- [WHAT TO DO] Write out the entire listing below exactly as it appears, minus any pictures.

- [GIVEN INFORMATION]

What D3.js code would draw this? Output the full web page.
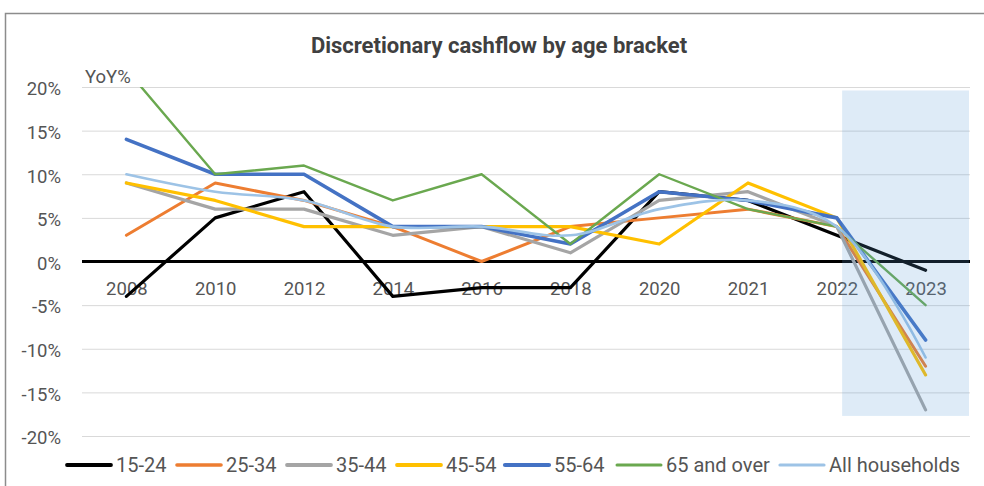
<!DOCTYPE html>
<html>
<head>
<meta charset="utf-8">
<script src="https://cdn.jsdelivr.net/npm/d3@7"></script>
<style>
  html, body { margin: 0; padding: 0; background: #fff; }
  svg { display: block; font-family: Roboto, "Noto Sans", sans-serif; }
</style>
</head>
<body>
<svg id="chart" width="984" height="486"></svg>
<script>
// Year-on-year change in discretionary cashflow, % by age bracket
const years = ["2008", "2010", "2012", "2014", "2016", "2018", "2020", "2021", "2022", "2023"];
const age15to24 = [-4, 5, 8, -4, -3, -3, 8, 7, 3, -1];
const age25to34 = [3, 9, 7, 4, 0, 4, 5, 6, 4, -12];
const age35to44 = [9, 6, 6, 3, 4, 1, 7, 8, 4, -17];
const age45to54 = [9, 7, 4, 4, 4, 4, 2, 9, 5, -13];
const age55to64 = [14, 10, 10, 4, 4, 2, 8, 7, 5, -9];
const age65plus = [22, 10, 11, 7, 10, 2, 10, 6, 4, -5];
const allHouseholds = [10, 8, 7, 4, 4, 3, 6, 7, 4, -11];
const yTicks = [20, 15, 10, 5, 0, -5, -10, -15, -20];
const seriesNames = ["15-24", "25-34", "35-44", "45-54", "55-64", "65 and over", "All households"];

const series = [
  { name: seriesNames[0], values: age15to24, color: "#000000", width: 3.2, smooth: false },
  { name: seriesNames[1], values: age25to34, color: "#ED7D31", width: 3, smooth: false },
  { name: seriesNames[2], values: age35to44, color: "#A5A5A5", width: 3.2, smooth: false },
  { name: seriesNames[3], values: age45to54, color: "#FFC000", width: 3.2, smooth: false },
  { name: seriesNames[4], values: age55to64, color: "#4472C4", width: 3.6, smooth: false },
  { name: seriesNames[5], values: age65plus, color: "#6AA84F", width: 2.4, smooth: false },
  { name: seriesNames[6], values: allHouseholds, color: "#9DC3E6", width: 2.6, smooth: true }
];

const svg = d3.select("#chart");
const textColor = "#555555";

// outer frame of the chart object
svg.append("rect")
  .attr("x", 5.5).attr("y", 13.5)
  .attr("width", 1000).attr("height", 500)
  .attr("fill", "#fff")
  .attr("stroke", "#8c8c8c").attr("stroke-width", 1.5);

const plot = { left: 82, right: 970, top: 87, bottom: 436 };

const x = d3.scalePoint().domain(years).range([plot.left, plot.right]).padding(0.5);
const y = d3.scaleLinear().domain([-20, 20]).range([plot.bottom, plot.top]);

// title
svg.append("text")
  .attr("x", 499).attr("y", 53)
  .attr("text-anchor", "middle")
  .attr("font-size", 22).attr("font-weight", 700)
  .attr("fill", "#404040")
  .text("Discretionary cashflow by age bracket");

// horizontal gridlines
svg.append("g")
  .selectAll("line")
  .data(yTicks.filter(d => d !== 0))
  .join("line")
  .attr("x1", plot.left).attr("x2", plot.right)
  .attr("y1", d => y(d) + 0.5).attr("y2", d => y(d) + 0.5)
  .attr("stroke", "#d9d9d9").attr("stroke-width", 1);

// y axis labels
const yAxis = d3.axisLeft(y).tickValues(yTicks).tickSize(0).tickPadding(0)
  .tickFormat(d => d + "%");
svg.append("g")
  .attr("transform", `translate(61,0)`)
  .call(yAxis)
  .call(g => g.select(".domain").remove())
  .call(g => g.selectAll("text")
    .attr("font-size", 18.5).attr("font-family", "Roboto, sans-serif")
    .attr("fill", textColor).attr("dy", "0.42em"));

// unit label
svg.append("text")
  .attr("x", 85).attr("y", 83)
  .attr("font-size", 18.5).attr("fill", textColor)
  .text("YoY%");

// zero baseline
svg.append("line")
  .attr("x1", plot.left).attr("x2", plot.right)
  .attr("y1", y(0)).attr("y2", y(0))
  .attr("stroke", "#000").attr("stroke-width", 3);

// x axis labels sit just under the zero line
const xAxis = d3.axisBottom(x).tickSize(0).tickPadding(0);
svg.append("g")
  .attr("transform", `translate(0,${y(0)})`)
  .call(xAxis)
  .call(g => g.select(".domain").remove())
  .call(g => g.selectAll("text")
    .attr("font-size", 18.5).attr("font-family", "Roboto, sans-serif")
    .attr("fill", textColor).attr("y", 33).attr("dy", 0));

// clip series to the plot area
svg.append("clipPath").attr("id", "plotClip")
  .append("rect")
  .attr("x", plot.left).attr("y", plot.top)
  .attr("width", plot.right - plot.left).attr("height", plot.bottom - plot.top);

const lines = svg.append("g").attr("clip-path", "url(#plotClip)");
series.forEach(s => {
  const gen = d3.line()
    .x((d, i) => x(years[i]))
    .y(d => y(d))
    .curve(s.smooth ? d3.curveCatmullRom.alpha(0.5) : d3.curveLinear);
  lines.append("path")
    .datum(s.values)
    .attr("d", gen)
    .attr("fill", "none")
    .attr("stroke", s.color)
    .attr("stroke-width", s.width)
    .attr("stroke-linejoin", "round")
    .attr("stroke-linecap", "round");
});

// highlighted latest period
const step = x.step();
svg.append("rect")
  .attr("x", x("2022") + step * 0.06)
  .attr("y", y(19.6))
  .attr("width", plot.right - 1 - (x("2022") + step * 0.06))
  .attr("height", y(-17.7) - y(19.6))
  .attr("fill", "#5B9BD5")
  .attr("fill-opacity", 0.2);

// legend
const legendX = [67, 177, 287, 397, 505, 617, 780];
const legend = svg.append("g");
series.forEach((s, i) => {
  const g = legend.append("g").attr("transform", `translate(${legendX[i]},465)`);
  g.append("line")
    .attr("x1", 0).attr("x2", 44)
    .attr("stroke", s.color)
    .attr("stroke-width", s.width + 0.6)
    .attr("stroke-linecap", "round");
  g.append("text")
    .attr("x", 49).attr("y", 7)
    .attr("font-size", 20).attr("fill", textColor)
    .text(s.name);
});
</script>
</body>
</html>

- [OUTPUT BELOW]
What D3.js code would draw this? Output the full web page.
<!DOCTYPE html>
<html>
<head>
<meta charset="utf-8">
<script src="https://cdn.jsdelivr.net/npm/d3@7"></script>
<style>
  html, body { margin: 0; padding: 0; background: #fff; }
  svg { display: block; font-family: Roboto, "Noto Sans", sans-serif; }
</style>
</head>
<body>
<svg id="chart" width="984" height="486"></svg>
<script>
// Year-on-year change in discretionary cashflow, % by age bracket
const years = ["2008", "2010", "2012", "2014", "2016", "2018", "2020", "2021", "2022", "2023"];
const age15to24 = [-4, 5, 8, -4, -3, -3, 8, 7, 3, -1];
const age25to34 = [3, 9, 7, 4, 0, 4, 5, 6, 4, -12];
const age35to44 = [9, 6, 6, 3, 4, 1, 7, 8, 4, -17];
const age45to54 = [9, 7, 4, 4, 4, 4, 2, 9, 5, -13];
const age55to64 = [14, 10, 10, 4, 4, 2, 8, 7, 5, -9];
const age65plus = [22, 10, 11, 7, 10, 2, 10, 6, 4, -5];
const allHouseholds = [10, 8, 7, 4, 4, 3, 6, 7, 4, -11];
const yTicks = [20, 15, 10, 5, 0, -5, -10, -15, -20];
const seriesNames = ["15-24", "25-34", "35-44", "45-54", "55-64", "65 and over", "All households"];

const series = [
  { name: seriesNames[0], values: age15to24, color: "#000000", width: 3.2, smooth: false },
  { name: seriesNames[1], values: age25to34, color: "#ED7D31", width: 3, smooth: false },
  { name: seriesNames[2], values: age35to44, color: "#A5A5A5", width: 3.2, smooth: false },
  { name: seriesNames[3], values: age45to54, color: "#FFC000", width: 3.2, smooth: false },
  { name: seriesNames[4], values: age55to64, color: "#4472C4", width: 3.6, smooth: false },
  { name: seriesNames[5], values: age65plus, color: "#6AA84F", width: 2.4, smooth: false },
  { name: seriesNames[6], values: allHouseholds, color: "#9DC3E6", width: 2.6, smooth: true }
];

const svg = d3.select("#chart");
const textColor = "#555555";

// outer frame of the chart object
svg.append("rect")
  .attr("x", 5.5).attr("y", 13.5)
  .attr("width", 1000).attr("height", 500)
  .attr("fill", "#fff")
  .attr("stroke", "#8c8c8c").attr("stroke-width", 1.5);

const plot = { left: 82, right: 970, top: 87, bottom: 436 };

const x = d3.scalePoint().domain(years).range([plot.left, plot.right]).padding(0.5);
const y = d3.scaleLinear().domain([-20, 20]).range([plot.bottom, plot.top]);

// title
svg.append("text")
  .attr("x", 499).attr("y", 53)
  .attr("text-anchor", "middle")
  .attr("font-size", 22).attr("font-weight", 700)
  .attr("fill", "#404040")
  .text("Discretionary cashflow by age bracket");

// horizontal gridlines
svg.append("g")
  .selectAll("line")
  .data(yTicks.filter(d => d !== 0))
  .join("line")
  .attr("x1", plot.left).attr("x2", plot.right)
  .attr("y1", d => y(d) + 0.5).attr("y2", d => y(d) + 0.5)
  .attr("stroke", "#d9d9d9").attr("stroke-width", 1);

// y axis labels
const yAxis = d3.axisLeft(y).tickValues(yTicks).tickSize(0).tickPadding(0)
  .tickFormat(d => d + "%");
svg.append("g")
  .attr("transform", `translate(61,0)`)
  .call(yAxis)
  .call(g => g.select(".domain").remove())
  .call(g => g.selectAll("text")
    .attr("font-size", 18.5).attr("font-family", "Roboto, sans-serif")
    .attr("fill", textColor).attr("dy", "0.42em"));

// unit label
svg.append("text")
  .attr("x", 85).attr("y", 83)
  .attr("font-size", 18.5).attr("fill", textColor)
  .text("YoY%");

// zero baseline
svg.append("line")
  .attr("x1", plot.left).attr("x2", plot.right)
  .attr("y1", y(0)).attr("y2", y(0))
  .attr("stroke", "#000").attr("stroke-width", 3);

// x axis labels sit just under the zero line
const xAxis = d3.axisBottom(x).tickSize(0).tickPadding(0);
svg.append("g")
  .attr("transform", `translate(0,${y(0)})`)
  .call(xAxis)
  .call(g => g.select(".domain").remove())
  .call(g => g.selectAll("text")
    .attr("font-size", 18.5).attr("font-family", "Roboto, sans-serif")
    .attr("fill", textColor).attr("y", 33).attr("dy", 0));

// clip series to the plot area
svg.append("clipPath").attr("id", "plotClip")
  .append("rect")
  .attr("x", plot.left).attr("y", plot.top)
  .attr("width", plot.right - plot.left).attr("height", plot.bottom - plot.top);

const lines = svg.append("g").attr("clip-path", "url(#plotClip)");
series.forEach(s => {
  const gen = d3.line()
    .x((d, i) => x(years[i]))
    .y(d => y(d))
    .curve(s.smooth ? d3.curveCatmullRom.alpha(0.5) : d3.curveLinear);
  lines.append("path")
    .datum(s.values)
    .attr("d", gen)
    .attr("fill", "none")
    .attr("stroke", s.color)
    .attr("stroke-width", s.width)
    .attr("stroke-linejoin", "round")
    .attr("stroke-linecap", "round");
});

// highlighted latest period
const step = x.step();
svg.append("rect")
  .attr("x", x("2022") + step * 0.06)
  .attr("y", y(19.6))
  .attr("width", plot.right - 1 - (x("2022") + step * 0.06))
  .attr("height", y(-17.7) - y(19.6))
  .attr("fill", "#5B9BD5")
  .attr("fill-opacity", 0.2);

// legend
const legendX = [67, 177, 287, 397, 505, 617, 780];
const legend = svg.append("g");
series.forEach((s, i) => {
  const g = legend.append("g").attr("transform", `translate(${legendX[i]},465)`);
  g.append("line")
    .attr("x1", 0).attr("x2", 44)
    .attr("stroke", s.color)
    .attr("stroke-width", s.width + 0.6)
    .attr("stroke-linecap", "round");
  g.append("text")
    .attr("x", 49).attr("y", 7)
    .attr("font-size", 20).attr("fill", textColor)
    .text(s.name);
});
</script>
</body>
</html>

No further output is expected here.